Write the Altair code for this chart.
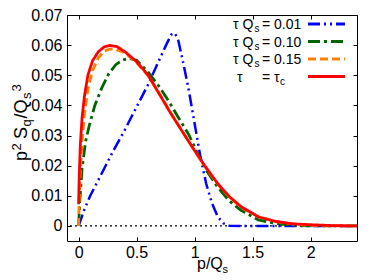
import altair as alt
import pandas as pd

FONT = "Liberation Sans"

# ---- data ----
p_blue = [0, 0.05, 0.1, 0.2, 0.3, 0.4, 0.5, 0.6, 0.7, 0.76, 0.8, 0.83, 0.86, 0.9, 0.95, 1.0, 1.05, 1.1, 1.15, 1.2, 1.25, 1.3, 1.4, 1.6, 1.8, 2.0, 2.2, 2.4]
v_blue = [0, 0.0055, 0.010, 0.0175, 0.0250, 0.032, 0.0395, 0.047, 0.0555, 0.0605, 0.0635, 0.0640, 0.0615, 0.0545, 0.045, 0.0340, 0.0230, 0.0140, 0.0075, 0.0030, 0.0008, 0.0001, 0, 0, 0, 0, 0, 0]

p_green = [0, 0.01, 0.03, 0.06, 0.09, 0.14, 0.2, 0.26, 0.32, 0.38, 0.43, 0.5, 0.6, 0.7, 0.78, 0.86, 0.95, 1.02, 1.1, 1.2, 1.3, 1.4, 1.55, 1.7, 1.85, 2.0, 2.2, 2.4]
v_green = [0, 0.008, 0.019, 0.028, 0.033, 0.040, 0.0458, 0.0505, 0.0535, 0.0551, 0.0556, 0.0550, 0.0510, 0.0460, 0.0412, 0.0360, 0.0303, 0.0245, 0.0185, 0.0128, 0.0083, 0.0052, 0.0020, 0.0008, 0.0002, 0.0, 0.0, 0.0]

p_orange = [0, 0.005, 0.015, 0.03, 0.05, 0.08, 0.12, 0.17, 0.22, 0.27, 0.32, 0.40, 0.50, 0.60, 0.70, 0.80, 0.90, 1.00, 1.10, 1.20, 1.30, 1.40, 1.55, 1.70, 1.85, 2.00, 2.20, 2.40]
v_orange = [0.0, 0.008, 0.018, 0.028, 0.037, 0.0455, 0.0515, 0.0558, 0.0580, 0.0587, 0.0586, 0.0574, 0.0542, 0.0498, 0.0437, 0.0372, 0.0310, 0.0250, 0.0191, 0.0139, 0.0096, 0.0062, 0.0031, 0.0014, 0.0006, 0.0002, 0.0, 0.0]

p_red = [0, 0.005, 0.015, 0.03, 0.05, 0.08, 0.12, 0.17, 0.22, 0.27, 0.33, 0.40, 0.50, 0.60, 0.70, 0.80, 0.90, 1.00, 1.10, 1.20, 1.30, 1.40, 1.55, 1.70, 1.85, 2.00, 2.20, 2.40]
v_red = [0.0072, 0.016, 0.027, 0.036, 0.043, 0.050, 0.0548, 0.0578, 0.0594, 0.0599, 0.0595, 0.0578, 0.0545, 0.0500, 0.0435, 0.0370, 0.0310, 0.0250, 0.0193, 0.0140, 0.0097, 0.0064, 0.0030, 0.0015, 0.0007, 0.0004, 0.0001, 0.0]

series_tau = ["0.01", "0.10", "0.15", "c"]
series_colors = ["#0000ff", "#006400", "#ff8000", "#ff0000"]
series_dash = [[12, 4, 2, 4, 2, 4], [12, 4, 3, 4], [8, 4], [1, 0]]

x_ticks = [0, 0.5, 1, 1.5, 2]
y_ticks = [0, 0.01, 0.02, 0.03, 0.04, 0.05, 0.06, 0.07]

W, H = 290, 226

XS = alt.Scale(domain=[-0.1, 2.4], nice=False, zero=False)
YS = alt.Scale(domain=[-0.005, 0.07], nice=False, zero=False)


def line_layer(p, v, color, dash, width):
    df = pd.DataFrame({"p": p, "v": v})
    return alt.Chart(df).mark_line(color=color, strokeDash=dash, strokeWidth=width, clip=True).encode(
        x=alt.X("p:Q", scale=XS, axis=None),
        y=alt.Y("v:Q", scale=YS, axis=None),
    )


def axis_layer(xorient, yorient, labels):
    df = pd.DataFrame({"p": [0.0], "v": [0.0]})
    common = dict(offset=-4, tickSize=4, domain=False, grid=False, title=None,
                  labels=labels, labelFont=FONT, labelFontSize=16, labelColor="black",
                  tickColor="black", tickWidth=1, format="~g")
    return alt.Chart(df).mark_point(opacity=0).encode(
        x=alt.X("p:Q", scale=XS, axis=alt.Axis(orient=xorient, values=x_ticks, labelPadding=3, **common)),
        y=alt.Y("v:Q", scale=YS, axis=alt.Axis(orient=yorient, values=y_ticks, labelPadding=5, **common)),
    )


def txt(t, x, y, size, angle=0, align="left", baseline="alphabetic"):
    return alt.Chart(pd.DataFrame({"t": [t]})).mark_text(
        font=FONT, fontSize=size, angle=angle, align=align, baseline=baseline, color="black"
    ).encode(x=alt.value(x), y=alt.value(y), text="t:N")


def seg(x1, x2, y, color, dash, width):
    return alt.Chart(pd.DataFrame({"a": [0]})).mark_rule(
        color=color, strokeDash=dash, strokeWidth=width
    ).encode(x=alt.value(x1), x2=alt.value(x2), y=alt.value(y))


zero_line = alt.Chart(pd.DataFrame({"v": [0.0]})).mark_rule(
    color="black", strokeDash=[2, 3], strokeWidth=1.2
).encode(y=alt.Y("v:Q", scale=YS, axis=None))

layers = [
    axis_layer("bottom", "left", True),
    axis_layer("top", "right", False),
    zero_line,
    line_layer(p_blue, v_blue, series_colors[0], series_dash[0], 2.5),
    line_layer(p_green, v_green, series_colors[1], series_dash[1], 2.8),
    line_layer(p_orange, v_orange, series_colors[2], series_dash[2], 2.8),
    line_layer(p_red, v_red, series_colors[3], series_dash[3], 2.8),
]

# legend (top right, inside plot)
row_y = [9, 26.5, 44, 61.5]
for i in range(4):
    yb = row_y[i] + 5
    if series_tau[i] != "c":
        layers.append(txt("\u03c4 Q", 166, yb, 14))
        layers.append(txt("s", 187.5, yb + 3, 10))
        layers.append(txt("= " + series_tau[i], 195, yb, 14))
    else:
        layers.append(txt("\u03c4", 170, yb, 14))
        layers.append(txt("= \u03c4", 195, yb, 14))
        layers.append(txt("c", 213, yb + 3, 10))
    layers.append(seg(241, 278, row_y[i], series_colors[i], series_dash[i], 2.8))

# x title  p/Q_s
layers.append(txt("p/Q", 130, 254, 16))
layers.append(txt("s", 155.5, 258, 11))

# y title  p^2 S_q/Q_s^3 (rotated)
bx = -40
y0 = 146
layers.append(txt("p", bx, y0, 18, angle=270))
layers.append(txt("2", bx - 6.5, y0 - 10.5, 13, angle=270))
layers.append(txt("S", bx, y0 - 22, 18, angle=270))
layers.append(txt("q", bx + 4, y0 - 34.5, 13, angle=270))
layers.append(txt("/Q", bx, y0 - 42.5, 18, angle=270))
layers.append(txt("s", bx + 4, y0 - 62, 13, angle=270))
layers.append(txt("3", bx - 6.5, y0 - 69.5, 13, angle=270))

chart = alt.layer(*layers).resolve_axis(x="independent", y="independent").properties(
    width=W, height=H,
    autosize=alt.AutoSizeParams(type="none"),
    padding={"left": 59, "top": 7, "right": 9, "bottom": 34},
    background="white",
).configure_view(stroke="black", strokeWidth=1)

chart.save("out.html", embed_options={"renderer": "svg", "actions": False})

◇ ◇ ◇ ◇ ◇ ◇ ◇

§ **Problem details**: Please restate the material above line by line, exactly, beginning at its first line and ending with the line that contains "0, 0, 0, 0, 0]", without any pictures.

§ **Exercise answer**:
Write the Altair code for this chart.
import altair as alt
import pandas as pd

FONT = "Liberation Sans"

# ---- data ----
p_blue = [0, 0.05, 0.1, 0.2, 0.3, 0.4, 0.5, 0.6, 0.7, 0.76, 0.8, 0.83, 0.86, 0.9, 0.95, 1.0, 1.05, 1.1, 1.15, 1.2, 1.25, 1.3, 1.4, 1.6, 1.8, 2.0, 2.2, 2.4]
v_blue = [0, 0.0055, 0.010, 0.0175, 0.0250, 0.032, 0.0395, 0.047, 0.0555, 0.0605, 0.0635, 0.0640, 0.0615, 0.0545, 0.045, 0.0340, 0.0230, 0.0140, 0.0075, 0.0030, 0.0008, 0.0001, 0, 0, 0, 0, 0, 0]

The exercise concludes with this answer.